### SET EXERCISE
Give an exact transcription of every line, dropping the images.

________________

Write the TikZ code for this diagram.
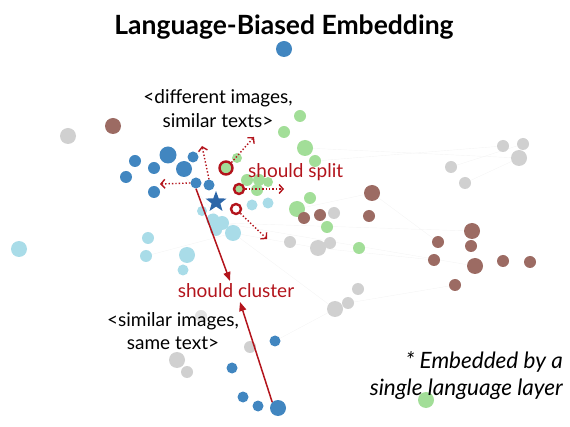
\documentclass[tikz,border=0pt]{standalone}
\usepackage{fontspec}
\setmainfont{Lato}
\usepackage{tikz}
\usetikzlibrary{shapes.geometric}
\usetikzlibrary{arrows.meta}
\usetikzlibrary{backgrounds}
\definecolor{dotblue}{HTML}{4186C0}
\definecolor{dotlblue}{HTML}{A9DCE8}
\definecolor{dotgreen}{HTML}{A2DE98}
\definecolor{dotbrown}{HTML}{9C6B63}
\definecolor{dotgray}{HTML}{D0D0D0}
\definecolor{arrred}{HTML}{B3141C}
\definecolor{starblue}{HTML}{2C66A8}
\tikzset{dotnode/.style={circle, inner sep=0pt, minimum size=#1}}
\tikzset{bl/.style={dotnode=#1, fill=dotblue}, bl/.default=12}
\tikzset{lb/.style={dotnode=#1, fill=dotlblue}, lb/.default=12}
\tikzset{gr/.style={dotnode=#1, fill=dotgreen}, gr/.default=12}
\tikzset{br/.style={dotnode=#1, fill=dotbrown}, br/.default=12}
\tikzset{gy/.style={dotnode=#1, fill=dotgray}, gy/.default=12}
\tikzset{ring/.style={dotnode=#1, draw=arrred, line width=2.4pt}}
\tikzset{splitarr/.style={arrred, dotted, line width=1.4pt, -{Straight Barb[length=4pt, width=9pt, line width=1.4pt]}}}
\tikzset{clusterarr/.style={arrred, line width=1.5pt, -{Triangle[length=9pt, width=7pt]}}}
\tikzset{faint/.style={black!4, line width=0.4pt}}
\tikzset{lbl/.style={font=\fontsize{19}{24}\selectfont, align=center, inner sep=0pt, anchor=base}}

\begin{document}
\begin{tikzpicture}[x=1pt, y=-1pt]
    \useasboundingbox (0, 0) rectangle (570, 427);

    % blue
    \node [bl=16] (b1) at (284, 49) {};
    \node [bl=17] (b2) at (168, 155) {};
    \node [bl] (b3) at (135, 161) {};
    \node [bl] (b4) at (154, 168) {};
    \node [bl=16] (b5) at (184, 169) {};
    \node [bl=11] (b6) at (193, 157) {};
    \node [bl] (b7) at (126, 177) {};
    \node [bl] (b8) at (154, 192) {};
    \node [bl=11] (b9) at (196, 183) {};
    \node [bl=11] (b10) at (209, 185) {};
    \node [bl=11] (b11) at (275, 341) {};
    \node [bl=11] (b12) at (232, 368) {};
    \node [bl=11] (b13) at (243, 397) {};
    \node [bl=11] (b14) at (258, 406) {};
    \node [bl=16] (b15) at (278, 408) {};

    % light blue
    \node [lb=16] (c1) at (19, 249) {};
    \node [lb] (c2) at (148, 238) {};
    \node [lb] (c3) at (146, 256) {};
    \node [lb=16] (c4) at (187, 255) {};
    \node [lb=11] (c5) at (183, 270) {};
    \node [lb=10] (c6) at (202, 211) {};
    \node [lb=13] (c7) at (213, 220) {};
    \node [lb=14] (c8) at (222, 223) {};
    \node [lb=16] (c9) at (233, 233) {};
    \node [lb=12] (c12) at (216, 230) {};
    \node [lb=11] (c10) at (252, 205) {};
    \node [lb=11] (c11) at (268, 203) {};

    % green
    \node [gr] (g1) at (300, 116) {};
    \node [gr] (g2) at (284, 132) {};
    \node [gr=16] (g3) at (305, 148) {};
    \node [gr] (g4) at (315, 161) {};
    \node [gr=10] (g5) at (237, 158) {};
    \node [gr] (g6) at (247, 180) {};
    \node [gr] (g7) at (259, 180) {};
    \node [gr=10] (g8) at (268, 182) {};
    \node [gr] (g9) at (257, 190) {};
    \node [gr] (g10) at (310, 198) {};
    \node [gr=16] (g11) at (297, 209) {};
    \node [gr] (g12) at (327, 227) {};
    \node [gr] (g13) at (359, 248) {};
    \node [gr=16] (g14) at (426, 400) {};

    % brown
    \node [br=16] (r1) at (113, 126) {};
    \node [br=16] (r2) at (372, 193) {};
    \node [br] (r3) at (369, 216) {};
    \node [br] (r4) at (304, 218) {};
    \node [br] (r5) at (320, 215) {};
    \node [br=16] (r6) at (472, 231) {};
    \node [br] (r7) at (438, 242) {};
    \node [br] (r8) at (471, 246) {};
    \node [br] (r9) at (434, 260) {};
    \node [br=16] (r10) at (475, 266) {};
    \node [br] (r11) at (503, 261) {};
    \node [br] (r12) at (530, 262) {};
    \node [br] (r13) at (455, 285) {};

    % gray
    \node [gy=16] (y1) at (68, 136) {};
    \node [gy] (y2) at (503, 146) {};
    \node [gy] (y3) at (523, 144) {};
    \node [gy=16] (y4) at (519, 158) {};
    \node [gy] (y5) at (451, 167) {};
    \node [gy] (y6) at (465, 183) {};
    \node [gy] (y7) at (334, 213) {};
    \node [gy] (y8) at (290, 242) {};
    \node [gy=16] (y9) at (318, 248) {};
    \node [gy] (y10) at (330, 243) {};
    \node [gy] (y11) at (358, 289) {};
    \node [gy] (y12) at (348, 303) {};
    \node [gy=16] (y13) at (335, 309) {};
    \node [gy] (y14) at (250, 347) {};
    \node [gy=16] (y15) at (177, 360) {};
    \node [gy] (y16) at (187, 372) {};
    \node [gy, fill=dotgray!60] (y17) at (201, 316) {};

    % faint links
    \begin{scope}[on background layer]
        \draw [faint] (c8) -- (r6);
        \draw [faint] (c8) -- (r10);
        \draw [faint] (g3) -- (y4);
        \draw [faint] (g4) -- (y2);
        \draw [faint] (y5) -- (y3);
        \draw [faint] (y6) -- (y4);
        \draw [faint] (g11) -- (r2);
        \draw [faint] (c9) -- (y13);
        \draw [faint] (c9) -- (y9);
        \draw [faint] (r2) -- (r7);
        \draw [faint] (y9) -- (r9);
        \draw [faint] (c8) -- (b2);
        \draw [faint] (c9) -- (c3);
        \draw [faint] (y13) -- (b11);
        \draw [faint] (y12) -- (r13);
    \end{scope}

    % rings and the star
    \node [ring=13, fill=dotgreen] (k1) at (226, 168) {};
    \node [ring=10, fill=dotgreen] (k2) at (239, 189) {};
    \node [ring=10, fill=white] (k3) at (236, 209) {};
    \node [star, star points=5, star point ratio=2.4, minimum size=22, inner sep=0pt, fill=starblue] (s) at (216, 202) {};

    \coordinate (tipU) at (202, 146);
    \coordinate (tipL) at (160, 184);
    \coordinate (tipK1) at (254, 137);
    \coordinate (tipK2) at (284, 189);
    \coordinate (tipK3) at (267, 239);
    \coordinate (tipD) at (230, 281);
    \coordinate (tipUp) at (240, 302);

    \draw [splitarr] (b10.north) to (tipU);
    \draw [splitarr] (b9.west) to (tipL);
    \draw [splitarr] (k1.north east) to (tipK1);
    \draw [splitarr] (k2.east) to (tipK2);
    \draw [splitarr] (k3.south east) to (tipK3);

    \draw [clusterarr] (b9.south) to (tipD);
    \draw [clusterarr] (b15.north west) to (tipUp);

    \node [inner sep=0pt, anchor=base, font=\fontsize{26.5}{30}\selectfont\bfseries] (title) at (284, 35) {Language-Biased Embedding};
    \node [lbl] (diff) at (218, 128) {<different images,\\similar texts>};
    \node [lbl, text=arrred, anchor=base west] (split) at (248, 178) {should split};
    \node [lbl, text=arrred] (clust) at (236, 298) {should cluster};
    \node [lbl, font=\fontsize{19}{23}\selectfont] (simi) at (173, 349) {<similar images,\\same text>};
    \node [lbl, align=right, anchor=base east, font=\fontsize{22.5}{26}\selectfont\itshape] (note) at (563, 395) {* Embedded by a\\single language layer};
\end{tikzpicture}
\end{document}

________________

### ANSWER FOR THIS EXERCISE
Write the TikZ code for this diagram.
\documentclass[tikz,border=0pt]{standalone}
\usepackage{fontspec}
\setmainfont{Lato}
\usepackage{tikz}
\usetikzlibrary{shapes.geometric}
\usetikzlibrary{arrows.meta}
\usetikzlibrary{backgrounds}
\definecolor{dotblue}{HTML}{4186C0}
\definecolor{dotlblue}{HTML}{A9DCE8}
\definecolor{dotgreen}{HTML}{A2DE98}
\definecolor{dotbrown}{HTML}{9C6B63}
\definecolor{dotgray}{HTML}{D0D0D0}
\definecolor{arrred}{HTML}{B3141C}
\definecolor{starblue}{HTML}{2C66A8}
\tikzset{dotnode/.style={circle, inner sep=0pt, minimum size=#1}}
\tikzset{bl/.style={dotnode=#1, fill=dotblue}, bl/.default=12}
\tikzset{lb/.style={dotnode=#1, fill=dotlblue}, lb/.default=12}
\tikzset{gr/.style={dotnode=#1, fill=dotgreen}, gr/.default=12}
\tikzset{br/.style={dotnode=#1, fill=dotbrown}, br/.default=12}
\tikzset{gy/.style={dotnode=#1, fill=dotgray}, gy/.default=12}
\tikzset{ring/.style={dotnode=#1, draw=arrred, line width=2.4pt}}
\tikzset{splitarr/.style={arrred, dotted, line width=1.4pt, -{Straight Barb[length=4pt, width=9pt, line width=1.4pt]}}}
\tikzset{clusterarr/.style={arrred, line width=1.5pt, -{Triangle[length=9pt, width=7pt]}}}
\tikzset{faint/.style={black!4, line width=0.4pt}}
\tikzset{lbl/.style={font=\fontsize{19}{24}\selectfont, align=center, inner sep=0pt, anchor=base}}

\begin{document}
\begin{tikzpicture}[x=1pt, y=-1pt]
    \useasboundingbox (0, 0) rectangle (570, 427);

    % blue
    \node [bl=16] (b1) at (284, 49) {};
    \node [bl=17] (b2) at (168, 155) {};
    \node [bl] (b3) at (135, 161) {};
    \node [bl] (b4) at (154, 168) {};
    \node [bl=16] (b5) at (184, 169) {};
    \node [bl=11] (b6) at (193, 157) {};
    \node [bl] (b7) at (126, 177) {};
    \node [bl] (b8) at (154, 192) {};
    \node [bl=11] (b9) at (196, 183) {};
    \node [bl=11] (b10) at (209, 185) {};
    \node [bl=11] (b11) at (275, 341) {};
    \node [bl=11] (b12) at (232, 368) {};
    \node [bl=11] (b13) at (243, 397) {};
    \node [bl=11] (b14) at (258, 406) {};
    \node [bl=16] (b15) at (278, 408) {};

    % light blue
    \node [lb=16] (c1) at (19, 249) {};
    \node [lb] (c2) at (148, 238) {};
    \node [lb] (c3) at (146, 256) {};
    \node [lb=16] (c4) at (187, 255) {};
    \node [lb=11] (c5) at (183, 270) {};
    \node [lb=10] (c6) at (202, 211) {};
    \node [lb=13] (c7) at (213, 220) {};
    \node [lb=14] (c8) at (222, 223) {};
    \node [lb=16] (c9) at (233, 233) {};
    \node [lb=12] (c12) at (216, 230) {};
    \node [lb=11] (c10) at (252, 205) {};
    \node [lb=11] (c11) at (268, 203) {};

    % green
    \node [gr] (g1) at (300, 116) {};
    \node [gr] (g2) at (284, 132) {};
    \node [gr=16] (g3) at (305, 148) {};
    \node [gr] (g4) at (315, 161) {};
    \node [gr=10] (g5) at (237, 158) {};
    \node [gr] (g6) at (247, 180) {};
    \node [gr] (g7) at (259, 180) {};
    \node [gr=10] (g8) at (268, 182) {};
    \node [gr] (g9) at (257, 190) {};
    \node [gr] (g10) at (310, 198) {};
    \node [gr=16] (g11) at (297, 209) {};
    \node [gr] (g12) at (327, 227) {};
    \node [gr] (g13) at (359, 248) {};
    \node [gr=16] (g14) at (426, 400) {};

    % brown
    \node [br=16] (r1) at (113, 126) {};
    \node [br=16] (r2) at (372, 193) {};
    \node [br] (r3) at (369, 216) {};
    \node [br] (r4) at (304, 218) {};
    \node [br] (r5) at (320, 215) {};
    \node [br=16] (r6) at (472, 231) {};
    \node [br] (r7) at (438, 242) {};
    \node [br] (r8) at (471, 246) {};
    \node [br] (r9) at (434, 260) {};
    \node [br=16] (r10) at (475, 266) {};
    \node [br] (r11) at (503, 261) {};
    \node [br] (r12) at (530, 262) {};
    \node [br] (r13) at (455, 285) {};

    % gray
    \node [gy=16] (y1) at (68, 136) {};
    \node [gy] (y2) at (503, 146) {};
    \node [gy] (y3) at (523, 144) {};
    \node [gy=16] (y4) at (519, 158) {};
    \node [gy] (y5) at (451, 167) {};
    \node [gy] (y6) at (465, 183) {};
    \node [gy] (y7) at (334, 213) {};
    \node [gy] (y8) at (290, 242) {};
    \node [gy=16] (y9) at (318, 248) {};
    \node [gy] (y10) at (330, 243) {};
    \node [gy] (y11) at (358, 289) {};
    \node [gy] (y12) at (348, 303) {};
    \node [gy=16] (y13) at (335, 309) {};
    \node [gy] (y14) at (250, 347) {};
    \node [gy=16] (y15) at (177, 360) {};
    \node [gy] (y16) at (187, 372) {};
    \node [gy, fill=dotgray!60] (y17) at (201, 316) {};

    % faint links
    \begin{scope}[on background layer]
        \draw [faint] (c8) -- (r6);
        \draw [faint] (c8) -- (r10);
        \draw [faint] (g3) -- (y4);
        \draw [faint] (g4) -- (y2);
        \draw [faint] (y5) -- (y3);
        \draw [faint] (y6) -- (y4);
        \draw [faint] (g11) -- (r2);
        \draw [faint] (c9) -- (y13);
        \draw [faint] (c9) -- (y9);
        \draw [faint] (r2) -- (r7);
        \draw [faint] (y9) -- (r9);
        \draw [faint] (c8) -- (b2);
        \draw [faint] (c9) -- (c3);
        \draw [faint] (y13) -- (b11);
        \draw [faint] (y12) -- (r13);
    \end{scope}

    % rings and the star
    \node [ring=13, fill=dotgreen] (k1) at (226, 168) {};
    \node [ring=10, fill=dotgreen] (k2) at (239, 189) {};
    \node [ring=10, fill=white] (k3) at (236, 209) {};
    \node [star, star points=5, star point ratio=2.4, minimum size=22, inner sep=0pt, fill=starblue] (s) at (216, 202) {};

    \coordinate (tipU) at (202, 146);
    \coordinate (tipL) at (160, 184);
    \coordinate (tipK1) at (254, 137);
    \coordinate (tipK2) at (284, 189);
    \coordinate (tipK3) at (267, 239);
    \coordinate (tipD) at (230, 281);
    \coordinate (tipUp) at (240, 302);

    \draw [splitarr] (b10.north) to (tipU);
    \draw [splitarr] (b9.west) to (tipL);
    \draw [splitarr] (k1.north east) to (tipK1);
    \draw [splitarr] (k2.east) to (tipK2);
    \draw [splitarr] (k3.south east) to (tipK3);

    \draw [clusterarr] (b9.south) to (tipD);
    \draw [clusterarr] (b15.north west) to (tipUp);

    \node [inner sep=0pt, anchor=base, font=\fontsize{26.5}{30}\selectfont\bfseries] (title) at (284, 35) {Language-Biased Embedding};
    \node [lbl] (diff) at (218, 128) {<different images,\\similar texts>};
    \node [lbl, text=arrred, anchor=base west] (split) at (248, 178) {should split};
    \node [lbl, text=arrred] (clust) at (236, 298) {should cluster};
    \node [lbl, font=\fontsize{19}{23}\selectfont] (simi) at (173, 349) {<similar images,\\same text>};
    \node [lbl, align=right, anchor=base east, font=\fontsize{22.5}{26}\selectfont\itshape] (note) at (563, 395) {* Embedded by a\\single language layer};
\end{tikzpicture}
\end{document}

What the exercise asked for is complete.